--- PROBLEM TO SOLVE ---
In the records that follow, the lines from the one containing "Generate a component" to the one containing "115, 81, 45];", inclusive, are to be given again exactly.
** START OF MATERIAL FOR THE TASK **
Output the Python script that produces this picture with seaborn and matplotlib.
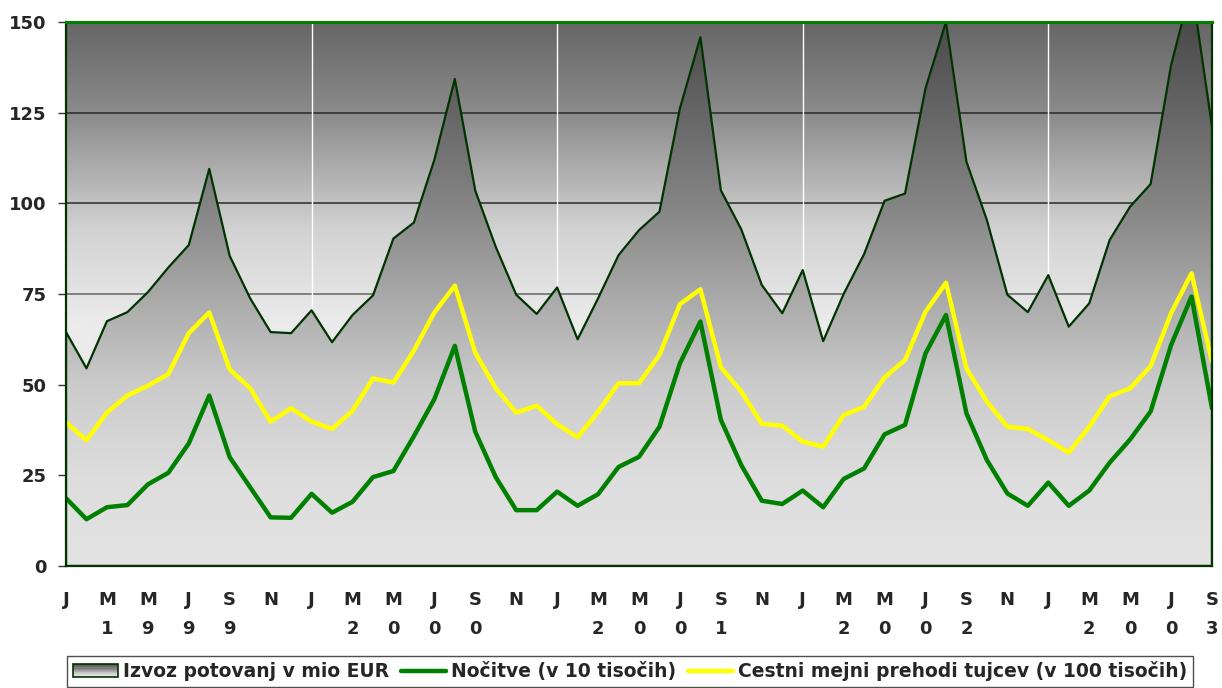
** END OF MATERIAL FOR THE TASK **
** START OF MATERIAL FOR THE TASK **
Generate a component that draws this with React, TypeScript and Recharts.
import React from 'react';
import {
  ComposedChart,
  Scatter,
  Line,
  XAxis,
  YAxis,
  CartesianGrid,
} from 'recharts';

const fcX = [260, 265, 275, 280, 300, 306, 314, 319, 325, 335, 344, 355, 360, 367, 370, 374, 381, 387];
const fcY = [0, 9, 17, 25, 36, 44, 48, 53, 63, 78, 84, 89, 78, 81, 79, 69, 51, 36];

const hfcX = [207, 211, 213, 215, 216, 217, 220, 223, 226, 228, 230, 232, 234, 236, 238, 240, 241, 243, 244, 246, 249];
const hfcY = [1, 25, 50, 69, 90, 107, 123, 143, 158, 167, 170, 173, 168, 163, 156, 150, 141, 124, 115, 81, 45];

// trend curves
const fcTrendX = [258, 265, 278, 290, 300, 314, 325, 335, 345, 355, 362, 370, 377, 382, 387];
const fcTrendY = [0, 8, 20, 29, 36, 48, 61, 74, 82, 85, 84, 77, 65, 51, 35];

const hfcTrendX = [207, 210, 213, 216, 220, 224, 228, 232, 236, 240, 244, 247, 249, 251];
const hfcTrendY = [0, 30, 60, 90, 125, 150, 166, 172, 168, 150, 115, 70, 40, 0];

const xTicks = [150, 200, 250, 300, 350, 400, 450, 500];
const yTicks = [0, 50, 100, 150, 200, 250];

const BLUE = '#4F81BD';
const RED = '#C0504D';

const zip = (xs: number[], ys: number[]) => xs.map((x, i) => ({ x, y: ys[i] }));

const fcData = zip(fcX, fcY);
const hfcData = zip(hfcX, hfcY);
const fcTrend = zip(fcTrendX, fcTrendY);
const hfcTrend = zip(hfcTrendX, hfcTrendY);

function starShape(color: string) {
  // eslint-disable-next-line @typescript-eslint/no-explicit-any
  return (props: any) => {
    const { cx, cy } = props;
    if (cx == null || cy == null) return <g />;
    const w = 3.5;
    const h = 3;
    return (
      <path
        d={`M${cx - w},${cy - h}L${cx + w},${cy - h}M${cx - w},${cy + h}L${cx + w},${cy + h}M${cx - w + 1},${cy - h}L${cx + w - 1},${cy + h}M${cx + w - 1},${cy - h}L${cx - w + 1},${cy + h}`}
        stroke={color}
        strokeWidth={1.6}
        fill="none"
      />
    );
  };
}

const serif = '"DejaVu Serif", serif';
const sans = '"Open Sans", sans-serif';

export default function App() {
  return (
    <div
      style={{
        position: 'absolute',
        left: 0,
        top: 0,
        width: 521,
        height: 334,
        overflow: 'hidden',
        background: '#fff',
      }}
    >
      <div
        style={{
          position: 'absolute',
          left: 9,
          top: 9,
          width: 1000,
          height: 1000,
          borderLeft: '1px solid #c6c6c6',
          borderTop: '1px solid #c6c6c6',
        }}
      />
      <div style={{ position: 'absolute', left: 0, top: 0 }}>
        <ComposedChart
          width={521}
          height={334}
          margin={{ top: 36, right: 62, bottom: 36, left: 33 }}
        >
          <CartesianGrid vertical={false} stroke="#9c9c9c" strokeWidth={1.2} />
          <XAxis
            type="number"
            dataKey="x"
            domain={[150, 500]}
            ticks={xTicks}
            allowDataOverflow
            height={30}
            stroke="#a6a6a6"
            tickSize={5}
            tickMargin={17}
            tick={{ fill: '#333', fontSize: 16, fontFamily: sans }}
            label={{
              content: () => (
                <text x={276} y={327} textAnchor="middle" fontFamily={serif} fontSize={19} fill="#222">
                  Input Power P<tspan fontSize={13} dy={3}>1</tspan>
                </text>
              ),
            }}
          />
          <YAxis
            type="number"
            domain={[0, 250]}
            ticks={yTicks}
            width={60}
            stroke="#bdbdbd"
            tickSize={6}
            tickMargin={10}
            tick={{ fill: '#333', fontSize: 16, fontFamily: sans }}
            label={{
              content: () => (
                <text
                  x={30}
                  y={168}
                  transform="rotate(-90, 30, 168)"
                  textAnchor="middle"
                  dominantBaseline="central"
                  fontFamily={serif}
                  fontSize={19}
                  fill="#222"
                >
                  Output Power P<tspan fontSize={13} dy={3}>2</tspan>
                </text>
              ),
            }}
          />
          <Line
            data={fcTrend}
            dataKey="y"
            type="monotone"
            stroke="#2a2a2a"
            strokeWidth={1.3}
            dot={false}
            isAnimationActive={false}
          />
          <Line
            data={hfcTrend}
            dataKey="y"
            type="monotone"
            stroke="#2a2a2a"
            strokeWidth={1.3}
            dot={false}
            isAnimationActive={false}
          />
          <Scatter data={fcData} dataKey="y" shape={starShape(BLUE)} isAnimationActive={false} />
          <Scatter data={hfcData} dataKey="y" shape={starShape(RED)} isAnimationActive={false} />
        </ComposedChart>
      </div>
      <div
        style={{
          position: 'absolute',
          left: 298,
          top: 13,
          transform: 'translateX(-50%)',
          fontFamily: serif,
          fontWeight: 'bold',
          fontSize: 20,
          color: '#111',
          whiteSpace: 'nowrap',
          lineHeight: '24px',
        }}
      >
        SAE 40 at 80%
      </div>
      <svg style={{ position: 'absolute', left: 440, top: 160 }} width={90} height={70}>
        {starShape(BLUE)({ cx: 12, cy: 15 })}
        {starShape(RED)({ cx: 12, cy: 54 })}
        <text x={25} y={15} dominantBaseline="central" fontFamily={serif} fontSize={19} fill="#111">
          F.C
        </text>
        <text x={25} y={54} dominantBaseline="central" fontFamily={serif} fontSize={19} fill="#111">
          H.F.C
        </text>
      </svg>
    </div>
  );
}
** END OF MATERIAL FOR THE TASK **
--- SOLUTION TO THE PROBLEM ---
Generate a component that draws this with React, TypeScript and Recharts.
import React from 'react';
import {
  ComposedChart,
  Scatter,
  Line,
  XAxis,
  YAxis,
  CartesianGrid,
} from 'recharts';

const fcX = [260, 265, 275, 280, 300, 306, 314, 319, 325, 335, 344, 355, 360, 367, 370, 374, 381, 387];
const fcY = [0, 9, 17, 25, 36, 44, 48, 53, 63, 78, 84, 89, 78, 81, 79, 69, 51, 36];

const hfcX = [207, 211, 213, 215, 216, 217, 220, 223, 226, 228, 230, 232, 234, 236, 238, 240, 241, 243, 244, 246, 249];
const hfcY = [1, 25, 50, 69, 90, 107, 123, 143, 158, 167, 170, 173, 168, 163, 156, 150, 141, 124, 115, 81, 45];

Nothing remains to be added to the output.